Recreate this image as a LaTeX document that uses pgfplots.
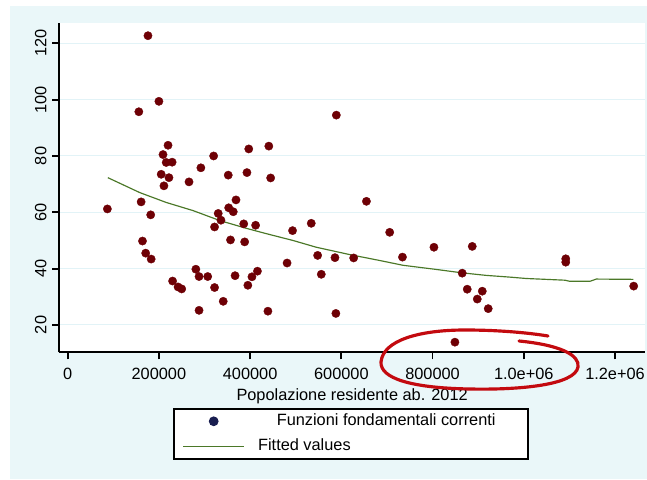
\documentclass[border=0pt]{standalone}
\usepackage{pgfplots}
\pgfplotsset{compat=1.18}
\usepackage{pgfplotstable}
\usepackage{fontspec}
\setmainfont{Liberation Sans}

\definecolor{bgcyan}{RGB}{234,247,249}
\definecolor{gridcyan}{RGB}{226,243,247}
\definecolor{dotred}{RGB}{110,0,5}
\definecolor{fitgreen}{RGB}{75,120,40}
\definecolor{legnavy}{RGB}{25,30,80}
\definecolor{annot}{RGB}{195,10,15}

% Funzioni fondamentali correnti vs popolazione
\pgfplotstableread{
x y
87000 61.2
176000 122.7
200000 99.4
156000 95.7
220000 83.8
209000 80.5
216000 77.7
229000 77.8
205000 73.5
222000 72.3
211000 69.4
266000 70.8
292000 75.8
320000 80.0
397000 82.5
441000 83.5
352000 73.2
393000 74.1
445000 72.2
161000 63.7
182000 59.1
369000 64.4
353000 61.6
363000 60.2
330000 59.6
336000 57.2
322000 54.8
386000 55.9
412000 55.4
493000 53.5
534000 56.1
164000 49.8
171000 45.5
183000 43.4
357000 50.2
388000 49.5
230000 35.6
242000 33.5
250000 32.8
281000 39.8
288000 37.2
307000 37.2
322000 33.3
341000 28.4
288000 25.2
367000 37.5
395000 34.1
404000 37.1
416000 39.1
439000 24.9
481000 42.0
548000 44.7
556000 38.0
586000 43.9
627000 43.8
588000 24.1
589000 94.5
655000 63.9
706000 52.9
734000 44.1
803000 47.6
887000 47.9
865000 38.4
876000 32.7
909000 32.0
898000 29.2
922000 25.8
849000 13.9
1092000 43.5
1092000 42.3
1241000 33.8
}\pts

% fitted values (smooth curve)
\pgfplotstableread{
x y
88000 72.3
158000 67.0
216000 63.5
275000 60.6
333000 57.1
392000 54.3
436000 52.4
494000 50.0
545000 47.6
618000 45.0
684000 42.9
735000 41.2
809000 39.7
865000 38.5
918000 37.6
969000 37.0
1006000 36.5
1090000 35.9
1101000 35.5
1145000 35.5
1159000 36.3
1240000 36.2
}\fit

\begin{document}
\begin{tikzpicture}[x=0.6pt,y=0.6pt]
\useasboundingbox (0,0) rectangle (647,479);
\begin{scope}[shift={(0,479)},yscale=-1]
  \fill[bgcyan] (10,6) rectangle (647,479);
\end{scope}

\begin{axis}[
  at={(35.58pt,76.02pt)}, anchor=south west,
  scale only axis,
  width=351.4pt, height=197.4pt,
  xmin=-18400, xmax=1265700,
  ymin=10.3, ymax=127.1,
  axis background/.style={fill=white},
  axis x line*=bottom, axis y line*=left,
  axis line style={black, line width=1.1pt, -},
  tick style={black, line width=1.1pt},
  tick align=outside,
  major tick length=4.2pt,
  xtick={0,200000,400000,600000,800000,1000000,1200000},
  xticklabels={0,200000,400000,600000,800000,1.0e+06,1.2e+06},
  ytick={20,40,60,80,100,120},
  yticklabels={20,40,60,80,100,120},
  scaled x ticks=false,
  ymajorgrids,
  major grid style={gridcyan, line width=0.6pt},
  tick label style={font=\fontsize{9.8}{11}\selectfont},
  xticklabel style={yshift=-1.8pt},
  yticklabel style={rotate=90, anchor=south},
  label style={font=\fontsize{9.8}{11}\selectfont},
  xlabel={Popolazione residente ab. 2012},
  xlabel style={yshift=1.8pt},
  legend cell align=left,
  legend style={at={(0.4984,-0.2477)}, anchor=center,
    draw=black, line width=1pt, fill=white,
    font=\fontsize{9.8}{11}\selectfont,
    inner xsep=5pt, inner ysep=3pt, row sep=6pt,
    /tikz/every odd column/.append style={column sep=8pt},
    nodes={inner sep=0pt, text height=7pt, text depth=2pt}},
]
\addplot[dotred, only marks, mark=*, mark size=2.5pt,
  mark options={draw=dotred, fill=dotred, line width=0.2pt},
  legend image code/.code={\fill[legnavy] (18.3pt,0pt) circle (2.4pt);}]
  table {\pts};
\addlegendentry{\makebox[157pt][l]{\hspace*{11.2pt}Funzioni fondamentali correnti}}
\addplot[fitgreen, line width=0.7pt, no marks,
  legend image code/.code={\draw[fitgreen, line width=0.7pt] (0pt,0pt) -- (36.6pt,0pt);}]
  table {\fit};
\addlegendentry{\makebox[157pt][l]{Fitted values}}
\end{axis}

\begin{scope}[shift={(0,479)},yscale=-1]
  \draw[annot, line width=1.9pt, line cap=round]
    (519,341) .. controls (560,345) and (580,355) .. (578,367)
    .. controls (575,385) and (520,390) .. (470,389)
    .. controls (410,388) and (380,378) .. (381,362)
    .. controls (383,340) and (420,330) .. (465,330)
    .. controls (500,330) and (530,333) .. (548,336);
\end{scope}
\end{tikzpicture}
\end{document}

▸ **Aim**:
Reproduce each line word for word and drop the pictures.

▸ **Solved problem**:
Recreate this image as a LaTeX document that uses pgfplots.
\documentclass[border=0pt]{standalone}
\usepackage{pgfplots}
\pgfplotsset{compat=1.18}
\usepackage{pgfplotstable}
\usepackage{fontspec}
\setmainfont{Liberation Sans}

\definecolor{bgcyan}{RGB}{234,247,249}
\definecolor{gridcyan}{RGB}{226,243,247}
\definecolor{dotred}{RGB}{110,0,5}
\definecolor{fitgreen}{RGB}{75,120,40}
\definecolor{legnavy}{RGB}{25,30,80}
\definecolor{annot}{RGB}{195,10,15}

% Funzioni fondamentali correnti vs popolazione
\pgfplotstableread{
x y
87000 61.2
176000 122.7
200000 99.4
156000 95.7
220000 83.8
209000 80.5
216000 77.7
229000 77.8
205000 73.5
222000 72.3
211000 69.4
266000 70.8
292000 75.8
320000 80.0
397000 82.5
441000 83.5
352000 73.2
393000 74.1
445000 72.2
161000 63.7
182000 59.1
369000 64.4
353000 61.6
363000 60.2
330000 59.6
336000 57.2
322000 54.8
386000 55.9
412000 55.4
493000 53.5
534000 56.1
164000 49.8
171000 45.5
183000 43.4
357000 50.2
388000 49.5
230000 35.6
242000 33.5
250000 32.8
281000 39.8
288000 37.2
307000 37.2
322000 33.3
341000 28.4
288000 25.2
367000 37.5
395000 34.1
404000 37.1
416000 39.1
439000 24.9
481000 42.0
548000 44.7
556000 38.0
586000 43.9
627000 43.8
588000 24.1
589000 94.5
655000 63.9
706000 52.9
734000 44.1
803000 47.6
887000 47.9
865000 38.4
876000 32.7
909000 32.0
898000 29.2
922000 25.8
849000 13.9
1092000 43.5
1092000 42.3
1241000 33.8
}\pts

% fitted values (smooth curve)
\pgfplotstableread{
x y
88000 72.3
158000 67.0
216000 63.5
275000 60.6
333000 57.1
392000 54.3
436000 52.4
494000 50.0
545000 47.6
618000 45.0
684000 42.9
735000 41.2
809000 39.7
865000 38.5
918000 37.6
969000 37.0
1006000 36.5
1090000 35.9
1101000 35.5
1145000 35.5
1159000 36.3
1240000 36.2
}\fit

\begin{document}
\begin{tikzpicture}[x=0.6pt,y=0.6pt]
\useasboundingbox (0,0) rectangle (647,479);
\begin{scope}[shift={(0,479)},yscale=-1]
  \fill[bgcyan] (10,6) rectangle (647,479);
\end{scope}

\begin{axis}[
  at={(35.58pt,76.02pt)}, anchor=south west,
  scale only axis,
  width=351.4pt, height=197.4pt,
  xmin=-18400, xmax=1265700,
  ymin=10.3, ymax=127.1,
  axis background/.style={fill=white},
  axis x line*=bottom, axis y line*=left,
  axis line style={black, line width=1.1pt, -},
  tick style={black, line width=1.1pt},
  tick align=outside,
  major tick length=4.2pt,
  xtick={0,200000,400000,600000,800000,1000000,1200000},
  xticklabels={0,200000,400000,600000,800000,1.0e+06,1.2e+06},
  ytick={20,40,60,80,100,120},
  yticklabels={20,40,60,80,100,120},
  scaled x ticks=false,
  ymajorgrids,
  major grid style={gridcyan, line width=0.6pt},
  tick label style={font=\fontsize{9.8}{11}\selectfont},
  xticklabel style={yshift=-1.8pt},
  yticklabel style={rotate=90, anchor=south},
  label style={font=\fontsize{9.8}{11}\selectfont},
  xlabel={Popolazione residente ab. 2012},
  xlabel style={yshift=1.8pt},
  legend cell align=left,
  legend style={at={(0.4984,-0.2477)}, anchor=center,
    draw=black, line width=1pt, fill=white,
    font=\fontsize{9.8}{11}\selectfont,
    inner xsep=5pt, inner ysep=3pt, row sep=6pt,
    /tikz/every odd column/.append style={column sep=8pt},
    nodes={inner sep=0pt, text height=7pt, text depth=2pt}},
]
\addplot[dotred, only marks, mark=*, mark size=2.5pt,
  mark options={draw=dotred, fill=dotred, line width=0.2pt},
  legend image code/.code={\fill[legnavy] (18.3pt,0pt) circle (2.4pt);}]
  table {\pts};
\addlegendentry{\makebox[157pt][l]{\hspace*{11.2pt}Funzioni fondamentali correnti}}
\addplot[fitgreen, line width=0.7pt, no marks,
  legend image code/.code={\draw[fitgreen, line width=0.7pt] (0pt,0pt) -- (36.6pt,0pt);}]
  table {\fit};
\addlegendentry{\makebox[157pt][l]{Fitted values}}
\end{axis}

\begin{scope}[shift={(0,479)},yscale=-1]
  \draw[annot, line width=1.9pt, line cap=round]
    (519,341) .. controls (560,345) and (580,355) .. (578,367)
    .. controls (575,385) and (520,390) .. (470,389)
    .. controls (410,388) and (380,378) .. (381,362)
    .. controls (383,340) and (420,330) .. (465,330)
    .. controls (500,330) and (530,333) .. (548,336);
\end{scope}
\end{tikzpicture}
\end{document}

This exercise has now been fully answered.